Now, at almost 27 and a decade later, I’m still asking myself these questions as my inner circle gets smaller by choice and issues keep getting swept under the rug. As a human being trying to make her life mean something with her writing, it’s easy for others to suggest that my words are useless without any influence. We are measured by our social media followers, not by what we have to say or how our words have the potential to keep someone breathing.
I constantly feel at war with the world, an imaginary middle finger placed on my forehead as I walk the streets of my home in New York City. As every person blends in with the next, I’m trying to make my escape, desperately seeking substance and a breath of fresh air and a place where what I feel and who I am can coexist without unease and anxiety ruling my life. This world is stifling me. Feeling it all weighs heavy on the heart with no relief until I plug my headphones in. As the music I cling to fades it all away for a while, I’m able to regain oxygen.
I don’t want to be a product of the system. It is simply unbearable.
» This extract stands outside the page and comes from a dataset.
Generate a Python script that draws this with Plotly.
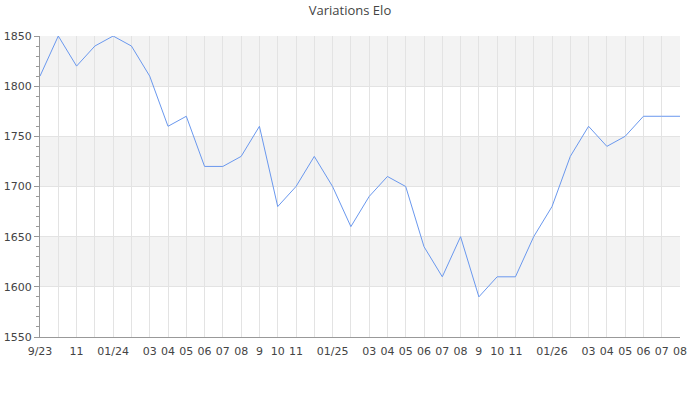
import plotly.graph_objects as go

# monthly elo, 2023-09 .. 2026-08
months = ["2023-09", "2023-10", "2023-11", "2023-12", "2024-01", "2024-02",
          "2024-03", "2024-04", "2024-05", "2024-06", "2024-07", "2024-08",
          "2024-09", "2024-10", "2024-11", "2024-12", "2025-01", "2025-02",
          "2025-03", "2025-04", "2025-05", "2025-06", "2025-07", "2025-08",
          "2025-09", "2025-10", "2025-11", "2025-12", "2026-01", "2026-02",
          "2026-03", "2026-04", "2026-05", "2026-06", "2026-07", "2026-08"]
elo = [1810, 1850, 1820, 1840, 1850, 1840, 1810, 1760, 1770, 1720, 1720, 1730,
       1760, 1680, 1700, 1730, 1700, 1660, 1690, 1710, 1700, 1640, 1610, 1650,
       1590, 1610, 1610, 1650, 1680, 1730, 1760, 1740, 1750, 1770, 1770, 1770]
tick_text = ["9/23", "", "11", "", "01/24", "", "03", "04", "05", "06", "07", "08",
             "9", "10", "11", "", "01/25", "", "03", "04", "05", "06", "07", "08",
             "9", "10", "11", "", "01/26", "", "03", "04", "05", "06", "07", "08"]
y_ticks = [1550, 1600, 1650, 1700, 1750, 1800, 1850]

fig = go.Figure()
fig.add_trace(go.Scatter(
    x=months, y=elo, mode="lines",
    line=dict(color="#6a98ee", width=1),
    hoverinfo="x+y",
))

# grey bands every other 50 pts
for lo, hi in zip(y_ticks[1::2], y_ticks[2::2]):
    fig.add_shape(type="rect", xref="paper", yref="y", x0=0, x1=1, y0=lo, y1=hi,
                  fillcolor="#f3f3f3", line_width=0, layer="below")

fig.update_layout(
    width=700, height=400,
    paper_bgcolor="white", plot_bgcolor="white",
    margin=dict(l=40, r=20, t=36, b=63, autoexpand=False),
    title=dict(text="Variations Elo", x=0.5, xanchor="center", y=0.985, yanchor="top",
               font=dict(family="Open Sans", size=13, color="#444"), automargin=False),
    font=dict(family="DejaVu Sans", size=11, color="#444"),
    showlegend=False,
)
fig.update_xaxes(
    type="category", range=[0, len(months) - 1], automargin=False,
    tickvals=months, ticktext=tick_text, ticks="",
    showgrid=True, gridcolor="#e3e3e3", gridwidth=1,
    showline=True, linecolor="#999", linewidth=1,
    tickfont=dict(size=11, color="#444"), ticklabelstandoff=4,
)
fig.update_yaxes(
    range=[1550, 1850], tickvals=y_ticks, automargin=False,
    showgrid=True, gridcolor="#e3e3e3", gridwidth=1,
    showline=True, linecolor="#999", linewidth=1,
    ticks="outside", ticklen=5, tickcolor="#999",
    minor=dict(dtick=10, ticks="outside", ticklen=3, tickcolor="#999", showgrid=False),
    zeroline=False, tickfont=dict(size=11, color="#444"),
)

# page body has a default 8px margin, drop it
fig.write_html("out.html", config={"displayModeBar": False},
               post_script="document.body.style.margin='0';")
I am not a robot nor do I want to interact with one. I want to be the one who brings on a revival of respect. I want to ruin the darkness that’s been cast upon our lives, shattering the preconceived notions of how we should be, think and feel in the process. I want to break barriers with my bare hands. I want to live intentionally with a purpose and drive knowing that I can make a difference.
There’s a line from a song by the band COIN titled, “It’s a Trap,” that goes, “All the wasted youth tells a bitter truth.” As I look back on my life so far, I feel as if I don’t have enough time. I have a mission that’s burning up my chest with no clue how to bring it to life. Anytime I bring this up with anyone, I’m always scolded for what I should have done differently. This is why I write. To let all of this hurt and anger out. There isn’t anyone trustworthy enough to open up to and the more I try, the more the disappointment kills me. Your piece, “There is Still Some Time,” reassured me that maybe I’m on the right path. Maybe my vision isn’t impossible. You said that we are “more than a job.” The pressures of finding something just for the sake of surviving, though needed, is terrifying to me. I don’t want to just survive. I want to live.
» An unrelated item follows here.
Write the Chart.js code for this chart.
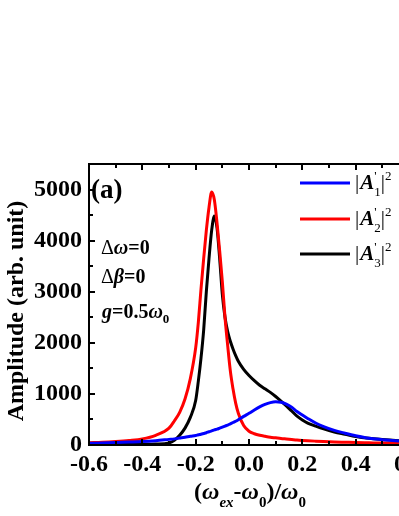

Thank you, Jamie, for existing. Thank you for starting such a monumental movement as TWLOHA and for telling every breathing human being that we matter. Thank you for being brave and speaking up for the introverts, the old souls and the lonely. Thank you for sharing our stories with integrity and heart. Thank you for being a beacon of light in a world that feels intent on only showing us darkness. Thank you for admitting to the world that you feel too much. I feel too much. The person sitting next to us on the bus may feel too much. Thank you for telling us that it’s okay to feel everything; to be human; to love selflessly in a selfish world; to wear our hearts on our sleeves. Thank you for reminding me that it is okay to feel it all; that bravery is facing it head on no matter how much we wish there was an off switch.
But most of all, thank you for reading this. You always tell us that we are worth more than our pain and that our stories are important. I’m here to remind you of that, too.